Poursuivant un travail de cartographie des espaces amorcé il y a plusieurs années, l’artiste présente La Nuit vue du ciel. Récoltées sur Internet, ces vues nocturnes prises du ciel sont soumises à un véritable travail d’abstraction pour ne laisser apparaître que les sources lumineuses et la façon dont celles-ci dessinent des lieux à l’existence éphémère. Le reste n’est qu’ombre, manifestée ici par le noir. Les marges alors constituées prennent une place insoupçonnée, toujours plus large que celle de la lumière. A tel point que l’on peut se demander si les marges ne sont pas plus importantes que le centre, noyé dans cette étendue sombre. Ces images, apposées sur des caissons lumineux génèrent en même temps leur propre éclairage et donc de nouveaux espaces à l’intérieur de l’exposition. Là, réside un des principaux enjeux de cette seconde monstration : pas seulement nous donner à voir, mais également nous faire expérimenter cette distinction entre espaces éclairés et espaces dans l’ombre.
Mais ce qui frappe également à la vue des œuvres de cette exposition c’est le rapport à l’image cinématographique. Elle aussi produit sa propre lumière, définit l’espace de sa projection et s’intéresse à ce qui se passe hors champ. Il ne fait aucun doute que la réflexion que l’artiste a enclenchée sur le problème de la représentation se révèle, au fil des évolutions de son travail, un matériau de plus en plus dense et complexe. Rétrovion II et Carré noir, les deux autres installations présentées, appellent d’autant plus ce parallèle avec le cinéma qu’elles utilisent la vidéo. La première, projette sur un mur partiellement recouvert d’adhésif argenté, l’image d’une ampoule qui se balance. L’ampoule balaye le mur de gauche à droite et par intermittence se reflète dans l’adhésif. Dans cette proposition, l’ampoule est à la fois image, mais également source lumineuse, car elle seule permet de dévoiler ce que dessinent les morceaux d’adhésifs : les fenêtres éclairées d’un paysage urbain nocturne. De cette façon, c’est ici par l’intermédiaire d’une vidéo projetée qu’apparaît une seconde image, voire même une troisième puisque les adhésifs reflètent la lumière alentour. Le spectateur se trouve donc face à une suite d’images qui partagent le même moteur : la lumière d’une ampoule plus ou moins médiatisée, créatrice d’espace et de représentations.
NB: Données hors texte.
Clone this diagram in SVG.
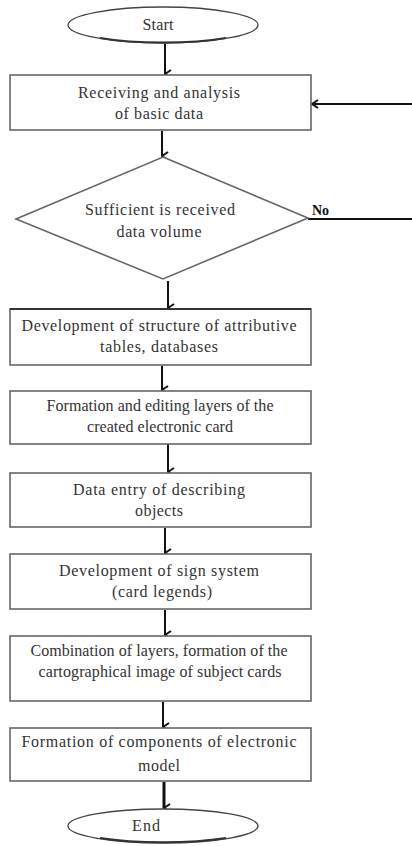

A l’inverse de cette profusion, Carré noir propose de réduire l’importance du visuel. L’écran de télévision sur lequel la vidéo est retransmise, est presque entièrement obturé par un adhésif noir à l’exception d’un interstice de trois millimètres à sa périphérie. Cette fois l’image n’advient pas, seuls le son et l’intensité lumineuse filtrent pour rendre compte d’une déambulation nocturne effectuée par l’artiste. Telle une fin de parcours, l’installation ne permet plus de percevoir que les bribes d’une expérience complète. Le noir a remplacé l’image et la lumière n’éclaire presque plus rien, si bien que l’on pourrait se penser dans cette marge qui intéresse tant l’artiste. En revanche, loin d’être toujours en périphérie d’un centre par rapport auquel il faudrait la définir, la marge est entièrement au centre de la représentation construite par Éric Foucault.